PK yang saling bertentangan tersebut terlihat dari putusan-putusan MA sejak 1998. Baik kasasi maupun PK, Mahkamah Agung selalu menyatakan tidak ada upaya hukum apapun terhadap penetapan honor kurator. Putusan PK No. 48 PK/Pdt.Sus-Pailit/2013 ini membolehkan upaya hukum Peninjauan Kembali dan membatalkan penetapan imbalan honor kurator.
Pandangan senada terlihat dari putusan Mahkamah Agung dalam putusan kasasi No. 834/Pdt.Sus/2009 yang diajukan oleh Crown Capital Global Limited selaku pemohon pailit dan PT. Cipta Televisi Indonesia (TPI) selaku debitor.
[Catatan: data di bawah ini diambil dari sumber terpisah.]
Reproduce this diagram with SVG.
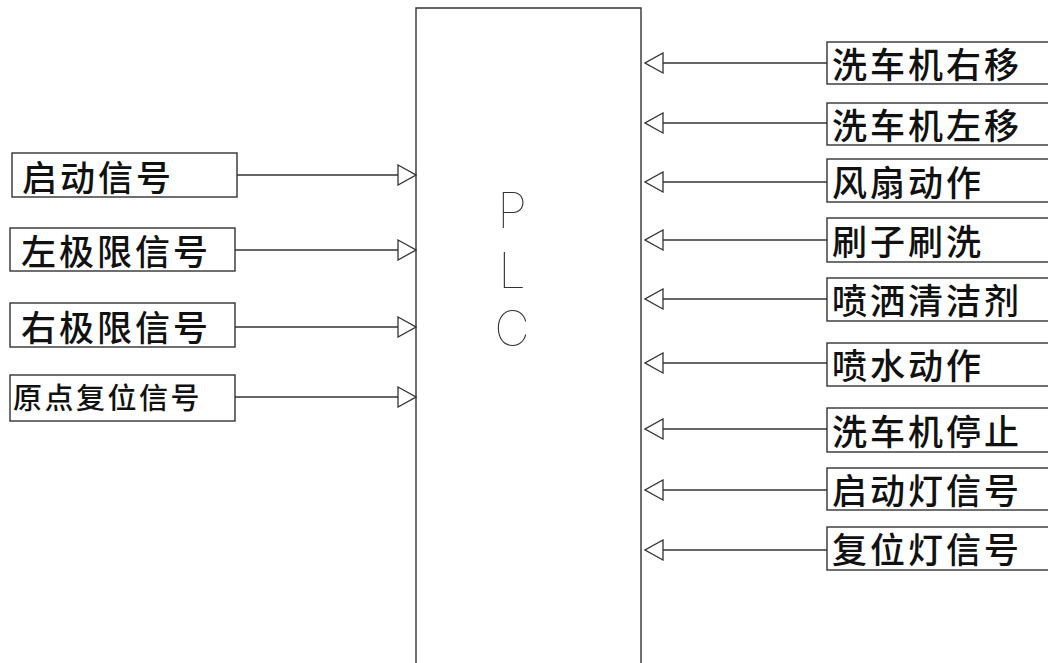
<svg xmlns="http://www.w3.org/2000/svg" width="1048" height="663" viewBox="0 0 1048 663">
<defs>
<style>
.box{fill:#fff;stroke:#333;stroke-width:1.4}
.ln{stroke:#333;stroke-width:1.4;fill:none}
.lbl{font-family:"Noto Sans CJK SC","Noto Sans",sans-serif;font-size:35px;letter-spacing:3px;fill:#111;font-weight:500;dominant-baseline:central}
.sm{font-size:29px;letter-spacing:2.5px}
.plc{font-family:Inter,"DejaVu Sans",sans-serif;font-weight:100;font-size:49px;fill:#333;text-anchor:middle}
</style>
<marker id="ah" markerUnits="userSpaceOnUse" markerWidth="20" markerHeight="22" viewBox="-1 -1 20 22" refX="18" refY="10" orient="auto">
<path d="M0,0 L18,10 L0,20 Z" fill="#fff" stroke="#333" stroke-width="1.3"/>
</marker>
</defs>
<rect width="1048" height="663" fill="#fff"/>
<g id="plc">
<path class="ln" d="M416,670 V8 H641 V670"/>
<text class="plc" x="512" y="228">P</text>
<text class="plc" x="512" y="288">L</text>
<text class="plc" x="512" y="346">C</text>
</g>
<g id="connectors">
<line class="ln" x1="237" y1="175" x2="416" y2="175" marker-end="url(#ah)"/>
<line class="ln" x1="235" y1="250" x2="416" y2="250" marker-end="url(#ah)"/>
<line class="ln" x1="235" y1="327" x2="416" y2="327" marker-end="url(#ah)"/>
<line class="ln" x1="235" y1="397" x2="416" y2="397" marker-end="url(#ah)"/>
<line class="ln" x1="827" y1="63" x2="645" y2="63" marker-end="url(#ah)"/>
<line class="ln" x1="827" y1="123" x2="645" y2="123" marker-end="url(#ah)"/>
<line class="ln" x1="827" y1="182" x2="645" y2="182" marker-end="url(#ah)"/>
<line class="ln" x1="827" y1="240" x2="645" y2="240" marker-end="url(#ah)"/>
<line class="ln" x1="827" y1="299" x2="645" y2="299" marker-end="url(#ah)"/>
<line class="ln" x1="827" y1="363" x2="645" y2="363" marker-end="url(#ah)"/>
<line class="ln" x1="827" y1="429" x2="645" y2="429" marker-end="url(#ah)"/>
<line class="ln" x1="827" y1="490" x2="645" y2="490" marker-end="url(#ah)"/>
<line class="ln" x1="827" y1="550" x2="645" y2="550" marker-end="url(#ah)"/>
</g>
<g id="in1"><rect class="box" x="12" y="153" width="225" height="44"/><text class="lbl" x="22" y="175">启动信号</text></g>
<g id="in2"><rect class="box" x="10" y="228" width="225" height="43"/><text class="lbl" x="21" y="249">左极限信号</text></g>
<g id="in3"><rect class="box" x="10" y="303" width="225" height="44"/><text class="lbl" x="21" y="325">右极限信号</text></g>
<g id="in4"><rect class="box" x="10" y="375" width="225" height="46"/><text class="lbl sm" x="13" y="396">原点复位信号</text></g>
<g id="out1"><rect class="box" x="827" y="42" width="230" height="42"/><text class="lbl" x="832" y="62">洗车机右移</text></g>
<g id="out2"><rect class="box" x="827" y="103" width="230" height="42"/><text class="lbl" x="832" y="123">洗车机左移</text></g>
<g id="out3"><rect class="box" x="827" y="159" width="230" height="43"/><text class="lbl" x="832" y="180">风扇动作</text></g>
<g id="out4"><rect class="box" x="827" y="218" width="230" height="44"/><text class="lbl" x="832" y="239">刷子刷洗</text></g>
<g id="out5"><rect class="box" x="827" y="278" width="230" height="43"/><text class="lbl" x="832" y="298">喷洒清洁剂</text></g>
<g id="out6"><rect class="box" x="827" y="343" width="230" height="43"/><text class="lbl" x="832" y="363">喷水动作</text></g>
<g id="out7"><rect class="box" x="827" y="408" width="230" height="44"/><text class="lbl" x="832" y="429">洗车机停止</text></g>
<g id="out8"><rect class="box" x="827" y="468" width="230" height="42"/><text class="lbl" x="832" y="488">启动灯信号</text></g>
<g id="out9"><rect class="box" x="827" y="527" width="230" height="43"/><text class="lbl" x="832" y="547">复位灯信号</text></g>
</svg>
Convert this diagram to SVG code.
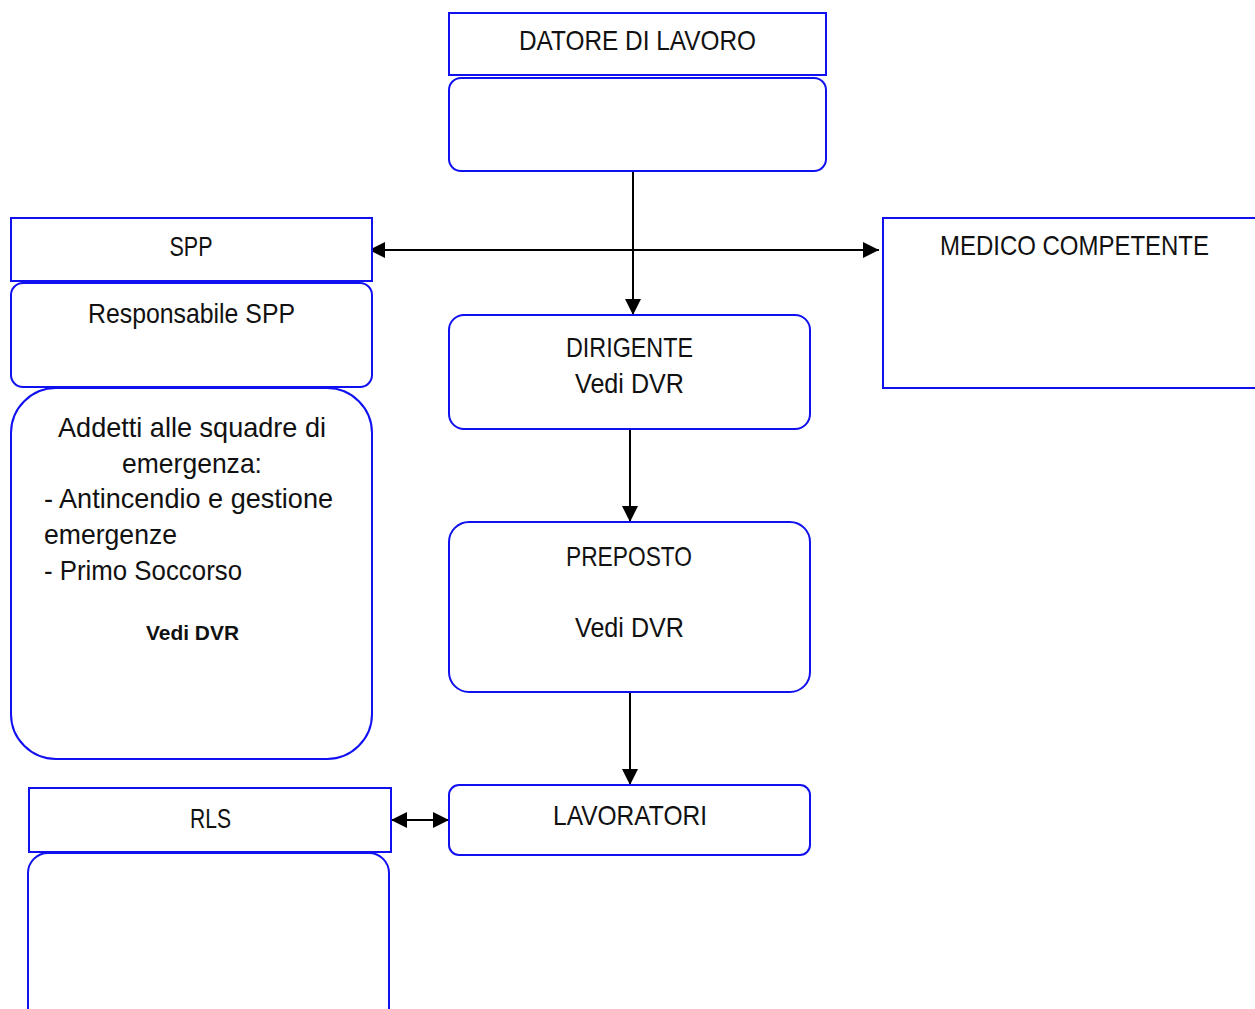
<svg xmlns="http://www.w3.org/2000/svg" width="1255" height="1009" viewBox="0 0 1255 1009">
<style>
.box{fill:#fff;stroke:#1010f0;stroke-width:2}
.t{font-family:"Liberation Sans",Arial,sans-serif;font-size:28px;fill:#111}
.c{text-anchor:middle}
.b{font-weight:bold;font-size:21px}
.con{stroke:#000;stroke-width:2;fill:none}
</style>
<defs>
<marker id="ah" markerUnits="userSpaceOnUse" markerWidth="16" markerHeight="16" refX="15" refY="7.5" orient="auto-start-reverse" viewBox="0 0 15 15">
<path d="M0,0 L15,7.5 L0,15 z" fill="#000"/>
</marker>
</defs>
<rect width="1255" height="1009" fill="#fff"/>
<g id="connectors">
<line class="con" x1="633" y1="171" x2="633" y2="315" marker-end="url(#ah)"/>
<line class="con" x1="369" y1="250" x2="879" y2="250" marker-start="url(#ah)" marker-end="url(#ah)"/>
<line class="con" x1="630" y1="429" x2="630" y2="522" marker-end="url(#ah)"/>
<line class="con" x1="630" y1="692" x2="630" y2="785" marker-end="url(#ah)"/>
<line class="con" x1="391" y1="820" x2="449" y2="820" marker-start="url(#ah)" marker-end="url(#ah)"/>
</g>
<g id="datore">
<rect class="box" x="449" y="13" width="377" height="62"/>
<text class="t c" x="637.5" y="50" textLength="237" lengthAdjust="spacingAndGlyphs">DATORE DI LAVORO</text>
</g>
<g id="datore-body">
<rect class="box" x="449" y="78" width="377" height="93" rx="12"/>
</g>
<g id="spp">
<rect class="box" x="11" y="218" width="361" height="63"/>
<text class="t c" x="191" y="256" textLength="43" lengthAdjust="spacingAndGlyphs">SPP</text>
</g>
<g id="rspp">
<rect class="box" x="11" y="283" width="361" height="104" rx="12"/>
<text class="t c" x="191.5" y="323" textLength="207" lengthAdjust="spacingAndGlyphs">Responsabile SPP</text>
</g>
<g id="addetti">
<rect class="box" x="11" y="388" width="361" height="371" rx="45"/>
<text class="t c" x="192" y="437" textLength="268" lengthAdjust="spacingAndGlyphs">Addetti alle squadre di</text>
<text class="t c" x="192" y="473" textLength="140" lengthAdjust="spacingAndGlyphs">emergenza:</text>
<text class="t" x="44" y="508" textLength="289" lengthAdjust="spacingAndGlyphs">- Antincendio e gestione</text>
<text class="t" x="44" y="544" textLength="133" lengthAdjust="spacingAndGlyphs">emergenze</text>
<text class="t" x="44" y="580" textLength="198" lengthAdjust="spacingAndGlyphs">- Primo Soccorso</text>
<text class="t c b" x="192.5" y="640" textLength="93" lengthAdjust="spacingAndGlyphs">Vedi DVR</text>
</g>
<g id="medico">
<rect class="box" x="883" y="218" width="400" height="170"/>
<text class="t c" x="1074.5" y="255" textLength="269" lengthAdjust="spacingAndGlyphs">MEDICO COMPETENTE</text>
</g>
<g id="dirigente">
<rect class="box" x="449" y="315" width="361" height="114" rx="15"/>
<text class="t c" x="629.5" y="357" textLength="127" lengthAdjust="spacingAndGlyphs">DIRIGENTE</text>
<text class="t c" x="629.5" y="393" textLength="109" lengthAdjust="spacingAndGlyphs">Vedi DVR</text>
</g>
<g id="preposto">
<rect class="box" x="449" y="522" width="361" height="170" rx="20"/>
<text class="t c" x="629" y="566" textLength="126" lengthAdjust="spacingAndGlyphs">PREPOSTO</text>
<text class="t c" x="629.5" y="637" textLength="109" lengthAdjust="spacingAndGlyphs">Vedi DVR</text>
</g>
<g id="lavoratori">
<rect class="box" x="449" y="785" width="361" height="70" rx="10"/>
<text class="t c" x="630" y="825" textLength="154" lengthAdjust="spacingAndGlyphs">LAVORATORI</text>
</g>
<g id="rls">
<rect class="box" x="29" y="788" width="362" height="64"/>
<text class="t c" x="210.5" y="828" textLength="41" lengthAdjust="spacingAndGlyphs">RLS</text>
</g>
<g id="rls-body">
<rect class="box" x="28" y="853" width="361" height="180" rx="20"/>
</g>
</svg>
Kala itu, MA berpandangan tidak terbuka upaya hukum terhadap penetapan fee kurator.
Peninjauan kembali menurutnya juga termasuk sebagai upaya hukum bagi para pencari keadilan. Bukan itu saja upaya hukum yang akan ditempuh, Feri dan rekan-rekannya juga akan meminta pertimbangan dan pendapat Mahkamah Konstitusi terhadap Pasal 91 UU Kepailitan tersebut. Kemudian juga mengajukan judicial review terhadap Peraturan Menteri Hukum dan HAM No. 1 Tahun 2013 yang mengatur imbalan kurator. Dan juga, mengadukan hakim Mahkamah Agung yang memeriksa perkara ini ke Komisi Yudisial.